Da non perdere |Leader
27 ottobre 2025

La storia di Uljan Sharka, il fondatore di Domyn che vuole costruire un gigante dell'IA

Con l'ex iGenius l'imprenditore italiano di origine albanese sviluppa modelli linguistici e agenti per settori regolamentati
La storia di Uljan Sharka, il fondatore di Domyn che vuole costruire un gigante dell'IA

Andrea Giacobino
Scritto da:
Andrea Giacobino

Contenuto tratto dal numero di ottobre 2025 di Forbes Italia. Abbonati!

Quando si parla di intelligenza artificiale in Europa, il nome di Uljan Sharka, classe 1992, cittadino italiano di origine albanese, emerge sempre più spesso. Nel nostro Paese fin da giovane, ha coltivato, studiando da solo, la passione per l’informatica e oggi guida una delle fintech più importanti del nostro Paese e, potenzialmente, d’Europa. Ex Apple, è global innovator al World Economic Forum e membro dell’advisory board dell’AI Hub for Sustainable Development (Onu–G7). Fondatore nel 2016 e ceo di Domyn (già iGenius), scaleup europea che sviluppa modelli linguistici e agenti IA per settori regolamentati, Sharka descrive l’IA non soltanto come una tecnologia, ma come l’inizio di una rivoluzione della conoscenza capace di elevare l’umanità a un nuovo livello. Una trasformazione paragonabile alla stampa o a internet, ma con una velocità e una profondità mai viste prima.

Perché tante aziende devono diventare ‘AI company’
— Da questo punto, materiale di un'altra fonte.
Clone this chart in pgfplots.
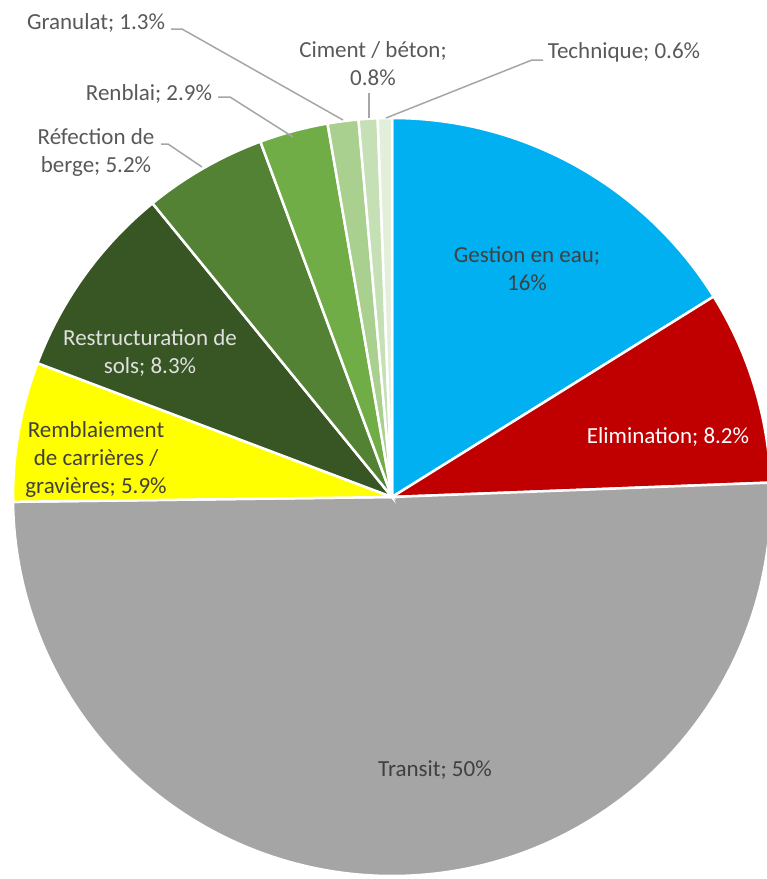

Eppure, contrariamente alla percezione diffusa, non è troppo tardi per partecipare a questa rivoluzione. Sharka mette in guardia da quella che chiama una “distorsione della realtà”: l’IA di oggi non è una macchina che vola, ma un motore con autonomia limitata, ancora incompleto. Proprio per questo il potenziale da esprimere è enorme e il tempo per contribuire rimane. La differenza, secondo lui, la farà chi sceglierà di partecipare da creatore e non solo da utente passivo. Per Sharka non basta utilizzare l’IA in affitto. Le aziende devono possederla, perché diventerà la loro nuova proprietà intellettuale e parte integrante della loro identità. Un concetto che traduce in modo diretto: se banche, assicurazioni o aziende manifatturiere non diventeranno ‘AI company’, saranno destinate a ridimensionarsi o a sparire.

Il supercomputer di Domyn

A sostegno di questa visione, Domyn sta realizzando Colosseum, un supercomputer capace di oltre 100 miliardi di miliardi di calcoli al secondo, progettato per consentire alle imprese di sviluppare e governare i propri modelli linguistici. Ma il punto centrale non è solo tecnologico, ma anche è culturale. “Non è pensabile”, avverte Sharka, “che una manciata di aziende controlli tutta la conoscenza umana e processi ogni interazione che abbiamo con la tecnologia, a casa e al lavoro”. Un simile scenario significherebbe aprire la strada a una tecnocrazia centralizzata, a una dittatura digitale. L’alternativa è un sistema distribuito, che preservi la ‘freedom to operate’, favorisca uguaglianza e abiliti un mercato aperto. In questa visione, il futuro dell’IA non dipende da chi cerca di concentrare potere, ma dagli utenti e dai decision maker che la adottano: con le loro scelte quotidiane e strategiche determinano non solo se la rivoluzione sarà inclusiva o distopica, ma anche quali prodotti e valori la guideranno.

Il potenziale europeo

L’Europa, secondo Sharka, ha davanti a sé un potenziale enorme: 35mila miliardi di euro di asset liquidi, di cui circa 10mila miliardi fermi nei conti di risparmio. Risorse che potrebbero finanziare data center, formazione e ricerca, ma che restano troppo spesso bloccate dall’assenza di ambizione. Investirli con visione significherebbe alimentare un’IA distribuita, democratica e sostenibile. E proprio la frammentazione europea – lingue, culture, regole –, che viene spesso percepita come un limite, per Sharka può diventare, nell’era dell’IA, un vantaggio competitivo unico, trasformando il continente in un leader naturale di lungo periodo, a dispetto del pessimismo diffuso. In questo scenario, l’Unione europea, e in particolare l’Italia, possono diventare l’emblema di un Rinascimento digitale: un nuovo capitolo storico in cui l’Europa non si distinguerà soltanto per arte e scienza, ma anche per la capacità di fondare l’innovazione su valori di umanesimo e libertà individuali. Infine, Sharka richiama il concetto di fiducia, che per lui non è una questione contrattuale, ma generazionale. È il rispetto della persona e della sua dignità il vero discrimine.